- [What you have to do] Gather every line holding the string "chart".

- [Dataset excerpts]
---

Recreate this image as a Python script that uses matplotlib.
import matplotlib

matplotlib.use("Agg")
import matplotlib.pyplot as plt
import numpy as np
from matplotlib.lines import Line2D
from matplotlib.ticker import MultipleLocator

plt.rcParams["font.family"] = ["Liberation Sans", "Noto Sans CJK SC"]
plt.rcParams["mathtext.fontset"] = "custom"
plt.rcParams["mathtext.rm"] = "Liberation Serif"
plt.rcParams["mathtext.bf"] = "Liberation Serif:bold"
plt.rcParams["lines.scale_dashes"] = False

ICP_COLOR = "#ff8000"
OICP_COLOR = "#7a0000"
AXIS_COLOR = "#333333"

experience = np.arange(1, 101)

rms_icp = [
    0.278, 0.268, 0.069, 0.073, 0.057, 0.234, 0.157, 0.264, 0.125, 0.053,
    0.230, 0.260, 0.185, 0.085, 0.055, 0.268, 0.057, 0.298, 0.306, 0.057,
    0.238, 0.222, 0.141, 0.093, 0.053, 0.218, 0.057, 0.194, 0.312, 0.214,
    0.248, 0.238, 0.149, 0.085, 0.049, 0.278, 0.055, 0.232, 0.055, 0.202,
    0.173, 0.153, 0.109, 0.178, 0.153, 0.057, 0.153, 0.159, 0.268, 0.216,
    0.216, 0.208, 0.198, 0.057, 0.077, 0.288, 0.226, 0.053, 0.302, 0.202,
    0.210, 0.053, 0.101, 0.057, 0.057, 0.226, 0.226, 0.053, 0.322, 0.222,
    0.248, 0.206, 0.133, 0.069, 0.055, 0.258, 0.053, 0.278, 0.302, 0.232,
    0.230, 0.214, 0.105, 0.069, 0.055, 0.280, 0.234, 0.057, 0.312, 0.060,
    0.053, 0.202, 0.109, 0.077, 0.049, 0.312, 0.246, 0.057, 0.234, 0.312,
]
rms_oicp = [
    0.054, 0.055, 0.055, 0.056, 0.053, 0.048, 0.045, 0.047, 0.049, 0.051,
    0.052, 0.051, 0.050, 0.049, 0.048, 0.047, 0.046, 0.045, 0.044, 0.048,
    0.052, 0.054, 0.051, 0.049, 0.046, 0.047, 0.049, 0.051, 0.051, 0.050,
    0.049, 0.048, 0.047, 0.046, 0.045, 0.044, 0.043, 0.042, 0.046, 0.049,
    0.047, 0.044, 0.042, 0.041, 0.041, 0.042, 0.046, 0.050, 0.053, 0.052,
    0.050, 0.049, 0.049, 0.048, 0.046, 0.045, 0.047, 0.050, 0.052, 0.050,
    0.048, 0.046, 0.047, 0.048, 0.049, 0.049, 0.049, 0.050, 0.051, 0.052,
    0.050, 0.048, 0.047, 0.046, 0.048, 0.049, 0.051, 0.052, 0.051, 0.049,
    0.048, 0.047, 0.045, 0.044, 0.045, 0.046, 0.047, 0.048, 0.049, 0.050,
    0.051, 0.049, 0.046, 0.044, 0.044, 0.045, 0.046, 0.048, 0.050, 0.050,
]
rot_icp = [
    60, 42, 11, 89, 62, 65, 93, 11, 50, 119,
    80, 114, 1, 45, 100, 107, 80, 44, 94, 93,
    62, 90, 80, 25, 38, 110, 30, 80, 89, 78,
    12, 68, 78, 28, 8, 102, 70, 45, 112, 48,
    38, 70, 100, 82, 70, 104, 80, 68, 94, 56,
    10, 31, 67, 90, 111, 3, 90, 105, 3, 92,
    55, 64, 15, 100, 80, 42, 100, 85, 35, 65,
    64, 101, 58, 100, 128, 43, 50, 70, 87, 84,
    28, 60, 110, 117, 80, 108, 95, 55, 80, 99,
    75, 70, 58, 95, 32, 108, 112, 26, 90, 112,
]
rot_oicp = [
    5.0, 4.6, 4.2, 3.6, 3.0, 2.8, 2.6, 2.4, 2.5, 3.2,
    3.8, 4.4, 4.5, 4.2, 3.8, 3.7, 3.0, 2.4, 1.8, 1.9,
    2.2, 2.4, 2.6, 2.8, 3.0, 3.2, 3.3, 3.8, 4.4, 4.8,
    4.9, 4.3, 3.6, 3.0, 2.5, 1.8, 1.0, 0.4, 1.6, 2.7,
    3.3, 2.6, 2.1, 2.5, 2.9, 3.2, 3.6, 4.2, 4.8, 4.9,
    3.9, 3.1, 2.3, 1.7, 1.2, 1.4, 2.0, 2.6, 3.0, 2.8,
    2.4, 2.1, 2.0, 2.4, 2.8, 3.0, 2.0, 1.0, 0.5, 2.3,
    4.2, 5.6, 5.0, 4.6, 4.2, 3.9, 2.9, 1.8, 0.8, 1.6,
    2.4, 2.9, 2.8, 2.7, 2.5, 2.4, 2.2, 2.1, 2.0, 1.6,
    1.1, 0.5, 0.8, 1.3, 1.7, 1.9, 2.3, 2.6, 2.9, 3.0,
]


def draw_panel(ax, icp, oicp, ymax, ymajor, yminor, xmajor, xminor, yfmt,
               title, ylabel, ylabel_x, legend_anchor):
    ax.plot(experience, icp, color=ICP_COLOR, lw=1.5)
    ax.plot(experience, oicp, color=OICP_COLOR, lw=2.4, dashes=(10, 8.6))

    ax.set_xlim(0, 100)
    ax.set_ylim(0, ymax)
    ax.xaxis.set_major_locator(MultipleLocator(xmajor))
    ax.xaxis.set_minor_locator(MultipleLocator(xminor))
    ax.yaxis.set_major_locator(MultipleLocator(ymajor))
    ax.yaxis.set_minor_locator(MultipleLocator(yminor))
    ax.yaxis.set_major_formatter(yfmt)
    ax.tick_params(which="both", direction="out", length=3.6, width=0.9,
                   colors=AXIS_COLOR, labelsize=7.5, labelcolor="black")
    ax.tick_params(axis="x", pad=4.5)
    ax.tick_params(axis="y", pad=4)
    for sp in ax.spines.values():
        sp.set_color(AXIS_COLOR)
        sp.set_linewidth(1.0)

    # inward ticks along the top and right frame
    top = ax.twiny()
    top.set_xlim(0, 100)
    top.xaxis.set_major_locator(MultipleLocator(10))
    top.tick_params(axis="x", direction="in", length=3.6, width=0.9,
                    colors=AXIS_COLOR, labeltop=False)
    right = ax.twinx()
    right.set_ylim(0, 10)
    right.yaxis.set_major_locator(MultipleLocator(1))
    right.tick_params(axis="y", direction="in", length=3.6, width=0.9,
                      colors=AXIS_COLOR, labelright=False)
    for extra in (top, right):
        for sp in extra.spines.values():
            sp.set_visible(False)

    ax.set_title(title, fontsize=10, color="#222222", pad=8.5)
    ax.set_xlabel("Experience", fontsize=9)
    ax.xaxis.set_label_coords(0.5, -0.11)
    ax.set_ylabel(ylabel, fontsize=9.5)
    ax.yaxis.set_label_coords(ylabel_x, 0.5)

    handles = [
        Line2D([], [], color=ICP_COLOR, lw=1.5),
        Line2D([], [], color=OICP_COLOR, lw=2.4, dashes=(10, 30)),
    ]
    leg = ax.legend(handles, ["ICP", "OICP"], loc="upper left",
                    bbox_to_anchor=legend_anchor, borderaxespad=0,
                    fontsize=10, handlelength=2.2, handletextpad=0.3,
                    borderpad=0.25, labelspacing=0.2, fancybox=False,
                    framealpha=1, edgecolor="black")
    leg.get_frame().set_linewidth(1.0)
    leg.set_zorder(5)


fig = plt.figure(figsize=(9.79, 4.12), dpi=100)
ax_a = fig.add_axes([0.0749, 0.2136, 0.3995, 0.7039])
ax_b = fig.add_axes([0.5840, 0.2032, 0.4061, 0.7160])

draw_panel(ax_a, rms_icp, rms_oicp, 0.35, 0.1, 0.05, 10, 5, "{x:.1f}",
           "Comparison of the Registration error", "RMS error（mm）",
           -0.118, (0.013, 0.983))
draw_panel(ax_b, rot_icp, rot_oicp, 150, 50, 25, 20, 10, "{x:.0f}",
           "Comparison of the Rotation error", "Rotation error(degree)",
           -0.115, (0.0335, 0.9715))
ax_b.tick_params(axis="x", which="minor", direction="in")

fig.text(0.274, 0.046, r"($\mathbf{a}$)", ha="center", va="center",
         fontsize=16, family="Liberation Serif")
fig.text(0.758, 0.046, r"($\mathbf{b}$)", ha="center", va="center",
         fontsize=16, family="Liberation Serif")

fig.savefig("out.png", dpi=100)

---

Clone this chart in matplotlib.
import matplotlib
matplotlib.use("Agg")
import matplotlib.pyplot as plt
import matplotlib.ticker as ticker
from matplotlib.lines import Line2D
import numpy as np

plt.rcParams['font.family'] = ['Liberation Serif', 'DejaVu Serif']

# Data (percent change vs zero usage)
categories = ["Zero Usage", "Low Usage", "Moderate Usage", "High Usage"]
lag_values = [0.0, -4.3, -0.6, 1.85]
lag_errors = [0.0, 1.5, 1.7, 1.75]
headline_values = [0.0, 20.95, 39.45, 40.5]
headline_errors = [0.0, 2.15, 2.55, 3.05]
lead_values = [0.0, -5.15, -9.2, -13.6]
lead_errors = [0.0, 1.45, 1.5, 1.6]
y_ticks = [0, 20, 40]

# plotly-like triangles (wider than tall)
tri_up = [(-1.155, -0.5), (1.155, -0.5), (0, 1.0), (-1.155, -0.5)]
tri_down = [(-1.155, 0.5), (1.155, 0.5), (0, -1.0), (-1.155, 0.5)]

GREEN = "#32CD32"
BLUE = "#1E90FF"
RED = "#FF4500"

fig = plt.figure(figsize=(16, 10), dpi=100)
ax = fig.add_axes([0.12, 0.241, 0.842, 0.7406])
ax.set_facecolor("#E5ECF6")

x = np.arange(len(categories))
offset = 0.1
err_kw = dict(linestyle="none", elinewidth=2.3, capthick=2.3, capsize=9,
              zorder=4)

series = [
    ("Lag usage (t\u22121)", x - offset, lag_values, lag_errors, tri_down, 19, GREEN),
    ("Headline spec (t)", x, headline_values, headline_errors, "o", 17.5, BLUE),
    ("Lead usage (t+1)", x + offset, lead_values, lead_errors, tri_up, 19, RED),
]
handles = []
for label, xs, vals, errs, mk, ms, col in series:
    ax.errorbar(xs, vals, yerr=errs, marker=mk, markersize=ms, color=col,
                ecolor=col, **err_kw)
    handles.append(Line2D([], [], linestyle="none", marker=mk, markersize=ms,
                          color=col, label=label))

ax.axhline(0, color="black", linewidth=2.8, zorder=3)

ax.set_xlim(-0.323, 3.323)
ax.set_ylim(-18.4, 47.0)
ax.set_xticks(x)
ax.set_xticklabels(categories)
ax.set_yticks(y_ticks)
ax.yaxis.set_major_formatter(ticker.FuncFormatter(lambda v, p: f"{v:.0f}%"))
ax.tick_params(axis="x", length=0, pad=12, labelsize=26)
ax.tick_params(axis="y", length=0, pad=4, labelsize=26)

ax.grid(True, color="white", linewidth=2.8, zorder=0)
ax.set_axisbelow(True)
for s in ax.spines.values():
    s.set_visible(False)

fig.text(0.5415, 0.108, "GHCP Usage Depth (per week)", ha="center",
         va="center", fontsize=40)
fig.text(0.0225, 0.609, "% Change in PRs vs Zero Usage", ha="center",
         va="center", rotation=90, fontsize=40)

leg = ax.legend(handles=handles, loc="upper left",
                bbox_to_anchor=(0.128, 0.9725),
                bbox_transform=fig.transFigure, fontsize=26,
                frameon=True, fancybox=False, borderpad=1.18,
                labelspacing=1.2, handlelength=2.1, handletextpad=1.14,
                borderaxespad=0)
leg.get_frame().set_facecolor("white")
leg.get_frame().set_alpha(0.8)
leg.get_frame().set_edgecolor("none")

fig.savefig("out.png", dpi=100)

---

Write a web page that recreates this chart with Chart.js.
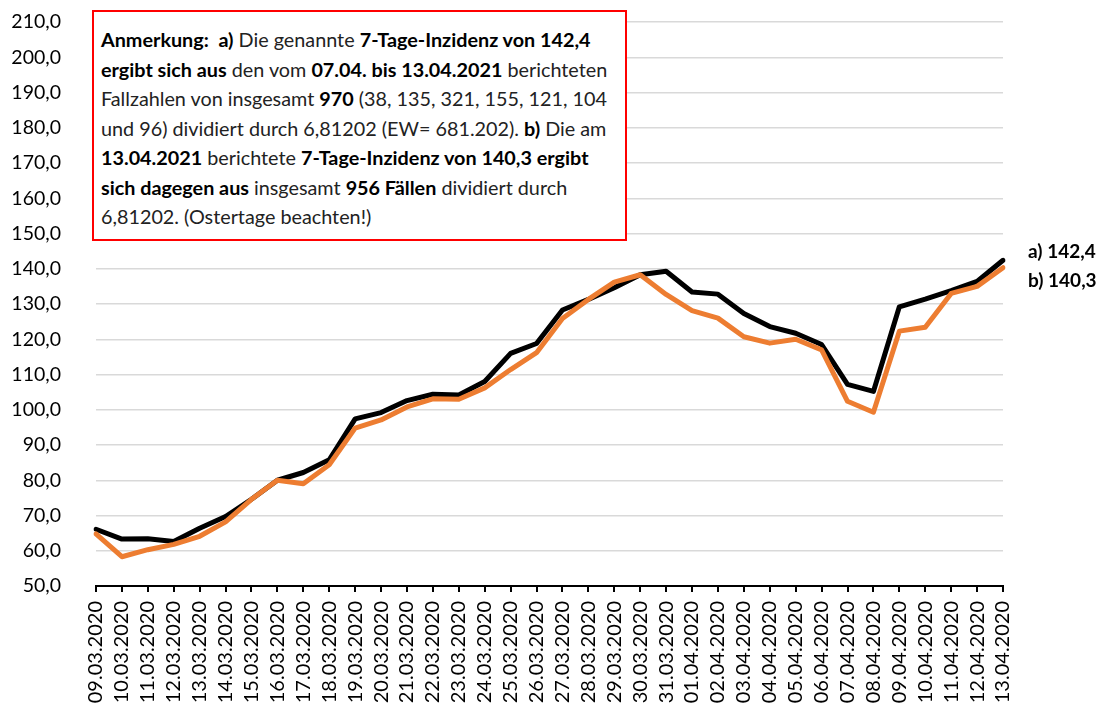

---

- [Exercise answer]
Clone this chart in matplotlib.
Write a web page that recreates this chart with Chart.js.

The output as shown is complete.